» **GIVEN MATERIAL**
────────
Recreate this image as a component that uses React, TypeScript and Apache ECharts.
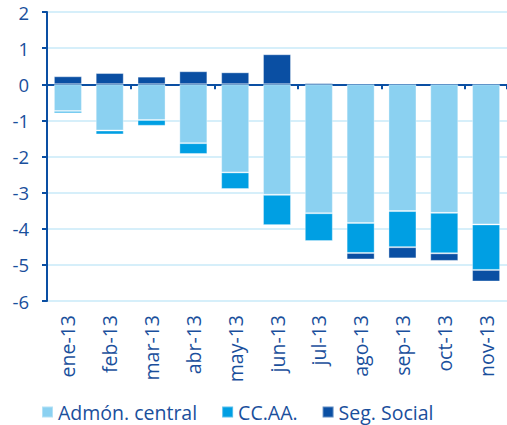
import React, { useEffect, useRef } from "react";
import * as echarts from "echarts";

const categories = ["ene-13", "feb-13", "mar-13", "abr-13", "may-13", "jun-13", "jul-13", "ago-13", "sep-13", "oct-13", "nov-13"];
const admonCentral = [-0.74, -1.28, -0.99, -1.63, -2.44, -3.06, -3.57, -3.84, -3.51, -3.56, -3.88];
const ccaa = [-0.06, -0.11, -0.16, -0.30, -0.46, -0.84, -0.77, -0.83, -1.0, -1.12, -1.26];
const segSocial = [0.22, 0.31, 0.21, 0.36, 0.33, 0.83, 0.04, -0.18, -0.31, -0.21, -0.32];
const seriesNames = ["Admón. central", "CC.AA.", "Seg. Social"];

const FONT = "'Open Sans', 'Noto Sans', sans-serif";
const DARK = "#0A4FA3";
const TEXT = "#1A4F9C";

export default function App() {
  const ref = useRef<HTMLDivElement>(null);
  useEffect(() => {
    if (!ref.current) return;
    const chart = echarts.init(ref.current, undefined, { renderer: "svg" });
    const mk = (name: string, data: number[], color: string) => ({
      name,
      type: "bar",
      stack: "total",
      xAxisIndex: 0,
      data,
      barWidth: "67%",
      itemStyle: { color, borderColor: "rgba(255,255,255,0.35)", borderWidth: 1 },
    });
    chart.setOption({
      animation: false,
      textStyle: { fontFamily: FONT },
      grid: { left: 47, right: 0, top: 12, bottom: 124, containLabel: false },
      legend: {
        left: 36,
        top: 396,
        itemWidth: 11,
        itemHeight: 11,
        itemGap: 24,
        icon: "rect",
        textStyle: { fontSize: 19.5, lineHeight: 22, color: TEXT, fontFamily: FONT },
        data: seriesNames,
      },
      xAxis: [
        {
          type: "category",
          data: categories,
          axisLine: { onZero: true, lineStyle: { color: DARK, width: 2 } },
          axisTick: { show: true, length: 5, lineStyle: { color: DARK, width: 2 } },
          axisLabel: { show: false },
        },
        {
          type: "category",
          data: categories,
          position: "bottom",
          axisLine: { show: false, onZero: false },
          axisTick: { show: false },
          axisLabel: { rotate: 90, fontSize: 19.5, color: TEXT, margin: 14, fontFamily: FONT },
        },
      ],
      yAxis: {
        type: "value",
        min: -6,
        max: 2,
        interval: 1,
        axisLine: { show: true, lineStyle: { color: DARK, width: 2 } },
        axisTick: { show: true, length: 5, lineStyle: { color: DARK, width: 2 } },
        axisLabel: { fontSize: 18.5, lineHeight: 16, color: TEXT, margin: 18, fontFamily: FONT },
        splitLine: { lineStyle: { color: "#C9EAF8", width: 1.5 } },
      },
      series: [
        mk(seriesNames[0], admonCentral, "#8BD1F1"),
        mk(seriesNames[1], ccaa, "#009FE3"),
        mk(seriesNames[2], segSocial, DARK),
      ],
    });
    return () => chart.dispose();
  }, []);
  return <div ref={ref} style={{ width: 507, height: 425, position: "absolute", left: 0, top: 0 }} />;
}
────────
» **EXERCISE**
Up to and including the line containing "import * as", repeat every line from the start of the data, but none of the pictures.

» **RESULT BELOW**
Recreate this image as a component that uses React, TypeScript and Apache ECharts.
import React, { useEffect, useRef } from "react";
import * as echarts from "echarts";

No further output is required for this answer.